郭若虚《论气韵非师》中存在一些模糊性的表述,比如:“然而骨法用笔以下,五者可学”,骨法用笔是六法的第二法,在它以下“五者可学”,那岂不有七法?当然,我们也不可能要求郭若虚像拟合同似的写成“骨法用笔以下/含骨法用笔”。这是其一。其二,“窃观自古奇迹,多是轩冕才贤,岩穴上士”中“多是”的意思应该解释为“大概、大约是”,指向是全体,但并未一口咬定。其三,“依仁游艺,探赜钩深,高雅之情,一寄于画”一句中“探赜钩深”出于《易经·系辞》,原句是“探赜索隐,钩深致远,以定天下之吉凶,成天下之亹亹者,莫大乎蓍龟。”郭若虚在这里想说明的是探求幽深玄妙的道理?还是像蓍龟一样具有天授的灵性?也让人琢磨不定。这些论证中不确定性词句的产生,既有郭氏的疏忽,也有刻意为之,是一种行文策略。《图画见闻志》就书名本身而言,已经明确所载内容有些来自道听途说(这里并非想推翻此书在绘画史上的地位),最明显的就是,书中所载画家“不知何许人也”的不止一个两个,故郭氏不能把话都说死。

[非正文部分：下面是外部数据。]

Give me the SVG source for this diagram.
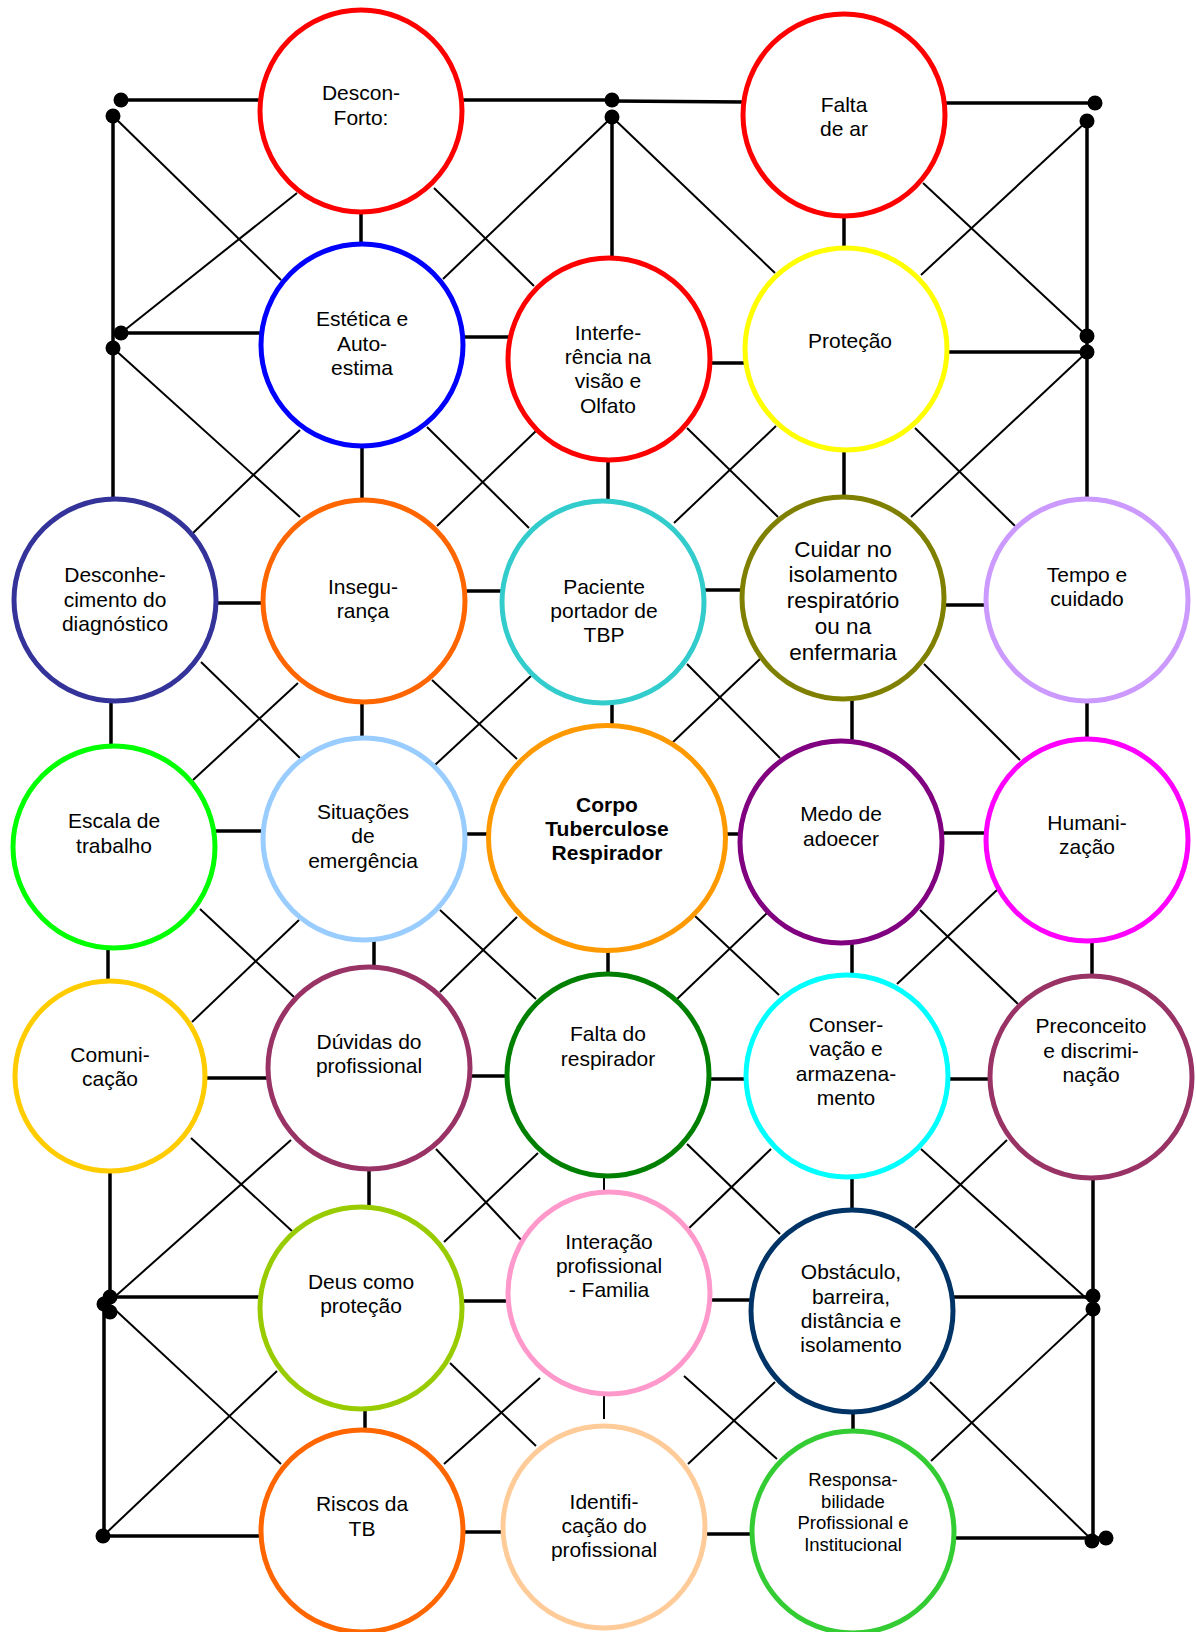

董氏对于《论气韵非师》中的硬伤并未直接攻击,而是采用了对应与对比的手法,以“和而不同”的温文态度“推陈出新”。董氏文中“亦有学得处”的“处”字,在这里有“地方、所在”和“部分”两个意思。那么,“亦有学得处”是“都可以学得”?还是可以“部分学得”?这显然在对应郭氏的“多是”的不确定性。董氏的“读万卷书,行万里路,胸中脱去尘浊,自然丘壑内营,立成鄞鄂”的实反衬出郭氏“依仁游艺,探赜钩深,高雅之情,一寄于画”的虚;董氏的“随手写去,皆为山水传神矣”,对应的是郭氏的“气韵既已高矣,生动不得不至”的确定性。虚虚实实,攻防兼备。董氏的文字虽然没有剑拔弩张的论战气势,但其针对性十分明确。

综上所述,我们说,尽管从文体上看,董氏的随笔没有“三段论”的形式,论据也“隐而不显”,但他对“气韵非师”论的反驳是有效的。